Risks with referrals

Alison Large, dento-legal adviser at the DDU, advises on reducing the risks associated with the patient referral process.

The making and receiving of patient referrals, for example to a colleague with greater or more relevant expertise or, the delegation of a task to an appropriately trained member of the dental team, is part and parcel of everyday practice.

Unfortunately, the process can and does give rise to patient complaints and claims. However, by following a few basic principles you can help manage the risk of problems occurring.

The importance of communication

Among the key principles in managing a referral is excellent communication and record keeping. The GDC’s Standards for the Dental Team states that: ‘You should provide patients with clear information about any referral arrangements related to their treatment’ (standard 2.3.11), and that: ‘If you refer a patient to another dental or other health professional, you must make an accurate record of this referral in the patient’s notes and include a written prescription when necessary’ (standard 4.1.6).

Make sure patients understand the reasons for the referral and that they have all available options presented to them including NHS or private, the person or organisation to whom the referral is to be made, any costs involved and a realistic indication of the timeframe.

The GDC’s standards also say that you mustn’t mislead patients into thinking that NHS-available treatments can only be provided privately (standard 1.7.3) or, as standard 1.7.4 states, pressurised into having private treatment if it is available to them under the NHS (or equivalent).

Consequently, ensure that all advice given is accurate and up-to-date as a failure to do so may leave you open to allegations of being misleading or even dishonest. For example, where a patient is to be referred for molar endodontics, it is essential to have up-to-date knowledge of the local referral options. Reliance on anecdotal information or an assumption that there is no NHS provision can be risky, as the commissioning of such services may change from time to time and from area to area.

Practices can double-check their information by contacting their NHS Primary Care organisation and referral centres for written confirmation about referral options, criteria and protocols, and ask that they be updated when there are any changes. In this way colleagues can be confident that patients are not inadvertently given inaccurate information at the time of referral.

To help avoid patient complaints, those working under NHS arrangements need to understand and carefully apply the current rules and regulations surrounding governing referrals.

It is important that colleagues and organisations accepting referrals proactively provide such information to their referring practices.
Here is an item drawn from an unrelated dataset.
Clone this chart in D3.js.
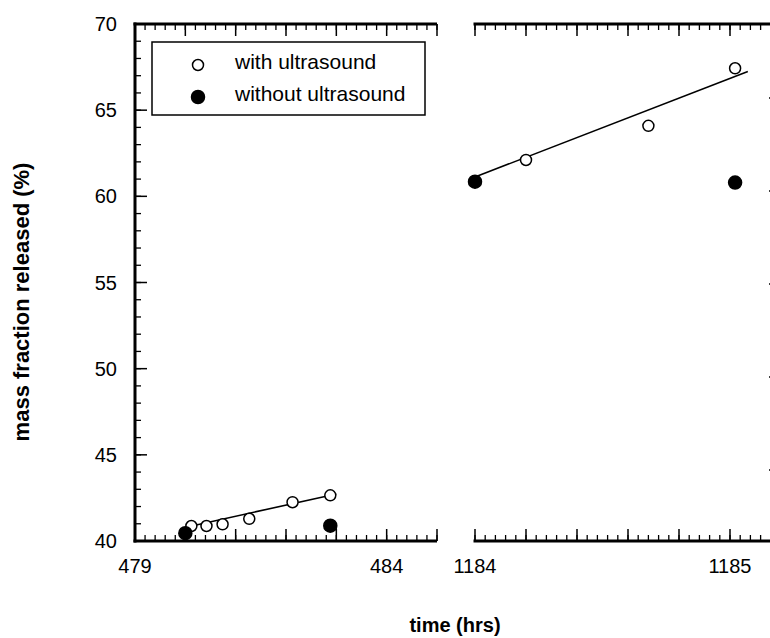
<!DOCTYPE html>
<html>
<head>
<meta charset="utf-8">
<script src="https://cdn.jsdelivr.net/npm/d3@7"></script>
<style>
  body { margin: 0; background: #fff; }
  svg { display: block; font-family: "Liberation Sans", Arial, sans-serif; }
</style>
</head>
<body>
<div id="chart"></div>
<script>
// data
var withTimeEarly = [480.12, 480.42, 480.74, 481.27, 482.13, 482.88];
var withMassEarly = [40.87, 40.87, 40.97, 41.29, 42.25, 42.65];
var withoutTimeEarly = [480.0, 482.88];
var withoutMassEarly = [40.45, 40.89];
var fitTimeEarly = [480.06, 483.0];
var fitMassEarly = [40.83, 42.73];

var withTimeLate = [1184.2, 1184.68, 1185.02];
var withMassLate = [62.11, 64.09, 67.43];
var withoutTimeLate = [1184.0, 1185.02];
var withoutMassLate = [60.85, 60.8];
var fitTimeLate = [1184.01, 1185.07];
var fitMassLate = [61.18, 67.24];

var yTickLabels = [40, 45, 50, 55, 60, 65, 70];
var xTickLabelsEarly = [479, 484];
var xTickLabelsLate = [1184, 1185];
var legendLabels = ["with ultrasound", "without ultrasound"];

var svgWidth = 770;
var svgHeight = 638;

var svg = d3.select("#chart")
  .append("svg")
  .attr("width", svgWidth)
  .attr("height", svgHeight);

var yScale = d3.scaleLinear().domain([40, 70]).range([541, 24]);
var xEarly = d3.scaleLinear().domain([479, 485]).range([135, 437]);
var xLate = d3.scaleLinear().domain([1184, 1185.2]).range([475, 781]);
// right edge axis (mostly cut off)
var yRight = d3.scaleLinear().domain([40, 70]).range([563, 5]);

function range(a, b, step) {
  var out = [];
  for (var v = a; v <= b + 1e-9; v += step) out.push(+v.toFixed(4));
  return out;
}

// x axes: bottom and top, ticks pointing inward
function xAxes(scale, majorStep, minorStep, labels) {
  var dom = scale.domain();
  var majors = range(dom[0], dom[1], majorStep);
  var minors = range(dom[0], dom[1], minorStep);

  [[541, 1], [24, -1]].forEach(function (p) {
    var y0 = p[0], dir = p[1];
    var g = svg.append("g");
    g.append("line")
      .attr("x1", scale.range()[0] - 1.5)
      .attr("x2", scale.range()[1])
      .attr("y1", y0).attr("y2", y0)
      .attr("stroke", "#000").attr("stroke-width", 3);
    g.selectAll(".minor").data(minors).enter().append("line")
      .attr("x1", d => scale(d)).attr("x2", d => scale(d))
      .attr("y1", y0).attr("y2", y0 - dir * 6)
      .attr("stroke", "#000").attr("stroke-width", 1.3);
    g.selectAll(".major").data(majors).enter().append("line")
      .attr("x1", d => scale(d)).attr("x2", d => scale(d))
      .attr("y1", y0).attr("y2", y0 - dir * 12)
      .attr("stroke", "#000").attr("stroke-width", 1.5);
  });

  svg.append("g").selectAll("text").data(labels).enter().append("text")
    .attr("x", d => scale(d))
    .attr("y", 573)
    .attr("text-anchor", "middle")
    .attr("font-size", "20px")
    .text(d => d);
}

xAxes(xEarly, 1, 0.2, xTickLabelsEarly);
xAxes(xLate, 0.2, 0.04, xTickLabelsLate);

// left y axis
var yAxisG = svg.append("g");
yAxisG.append("line")
  .attr("x1", 135).attr("x2", 135)
  .attr("y1", 22.5).attr("y2", 542.5)
  .attr("stroke", "#000").attr("stroke-width", 3);
yAxisG.selectAll(".minor").data(range(40, 70, 1)).enter().append("line")
  .attr("x1", 135).attr("x2", 141)
  .attr("y1", d => yScale(d)).attr("y2", d => yScale(d))
  .attr("stroke", "#000").attr("stroke-width", 1.3);
yAxisG.selectAll(".major").data(yTickLabels).enter().append("line")
  .attr("x1", 135).attr("x2", 147)
  .attr("y1", d => yScale(d)).attr("y2", d => yScale(d))
  .attr("stroke", "#000").attr("stroke-width", 1.5);
yAxisG.selectAll("text").data(yTickLabels).enter().append("text")
  .attr("x", 117)
  .attr("y", d => yScale(d))
  .attr("dy", "0.35em")
  .attr("text-anchor", "end")
  .attr("font-size", "20px")
  .text(d => d);

// right y axis, clipped by the page edge
svg.append("g").selectAll("line").data([45, 50, 55, 60, 65]).enter().append("line")
  .attr("x1", 769).attr("x2", 781)
  .attr("y1", d => yRight(d)).attr("y2", d => yRight(d))
  .attr("stroke", "#000").attr("stroke-width", 1.5);

// fit lines
var line = d3.line();
svg.append("path")
  .attr("d", line(fitTimeEarly.map((t, i) => [xEarly(t), yScale(fitMassEarly[i])])))
  .attr("stroke", "#000").attr("stroke-width", 1.6).attr("fill", "none");
svg.append("path")
  .attr("d", line(fitTimeLate.map((t, i) => [xLate(t), yScale(fitMassLate[i])])))
  .attr("stroke", "#000").attr("stroke-width", 1.6).attr("fill", "none");

// points
function drawPoints(xs, ys, scale, filled) {
  svg.append("g").selectAll("circle")
    .data(xs.map((t, i) => ({ t: t, m: ys[i] })))
    .enter()
    .append("circle")
    .attr("cx", d => scale(d.t))
    .attr("cy", d => yScale(d.m))
    .attr("r", filled ? 6.5 : 5.5)
    .attr("fill", filled ? "#000" : "#fff")
    .attr("stroke", "#000")
    .attr("stroke-width", 1.5);
}

drawPoints(withTimeEarly, withMassEarly, xEarly, false);
drawPoints(withoutTimeEarly, withoutMassEarly, xEarly, true);
drawPoints(withTimeLate, withMassLate, xLate, false);
drawPoints(withoutTimeLate, withoutMassLate, xLate, true);

// legend
var legend = svg.append("g");
legend.append("rect")
  .attr("x", 152).attr("y", 42)
  .attr("width", 273).attr("height", 73)
  .attr("fill", "#fff").attr("stroke", "#000").attr("stroke-width", 1.5);
legend.selectAll("circle").data(legendLabels).enter().append("circle")
  .attr("cx", 198)
  .attr("cy", (d, i) => 65 + i * 32)
  .attr("r", (d, i) => i ? 6.5 : 5.5)
  .attr("fill", (d, i) => i ? "#000" : "#fff")
  .attr("stroke", "#000").attr("stroke-width", 1.5);
legend.selectAll("text").data(legendLabels).enter().append("text")
  .attr("x", 235)
  .attr("y", (d, i) => 63 + i * 32)
  .attr("dy", "0.3em")
  .attr("font-size", "21px")
  .text(d => d);

// axis titles
svg.append("text")
  .attr("x", 455).attr("y", 632)
  .attr("text-anchor", "middle")
  .attr("font-size", "20px")
  .attr("font-weight", "bold")
  .text("time (hrs)");

svg.append("text")
  .attr("transform", "translate(29, 302) rotate(-90)")
  .attr("text-anchor", "middle")
  .attr("font-size", "22px")
  .attr("font-weight", "bold")
  .text("mass fraction released (%)");
</script>
</body>
</html>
To do so helps to manage patient expectations, avoid inappropriate referrals and reduce the risk of patients being frustrated at having waited for an appointment only to find that they cannot be seen and treated.

Practice protocols

The GDC requires that colleagues communicate and work effectively as a team in patients’ best interests. Practices should have protocols in place so that all team members understand their roles and responsibilities within the referral process. This can help ensure it runs efficiently and, as far as is possible, reduces the risk of a delayed referral, with its potentially serious attendant consequences.

Protocols between practices and other organisations should be clear. For example, where referrals are made for imaging, we would suggest it is the responsibility of both the referring clinician and the professional accepting the referral to be clear on whether the patient is being referred for the radiographic exposure alone, with the images to be reported by referrer, or both the radiographic exposure and a report on the images.

Referral fees

You should avoid offering or accepting referral fees as the GDC standards state that:

  • You must always put your patients’ interests before any financial, personal or other gain
  • You must refuse any gifts, payment or hospitality if accepting them could affect, or could appear to affect your professional judgement
  • Referrals must be made in the patients’ best interests and not for your own or another team member’s financial gain or benefit.

Final thoughts

As patients’ expectations and the ever-increasing range of treatments available continue to grow it is likely that practices will see an increase in the need for both internal and external referrals. Careful attention to detail in terms of communication between clinician and patient, colleague to colleague, record keeping and adherence to up to date protocols will all contribute to risk management of the process.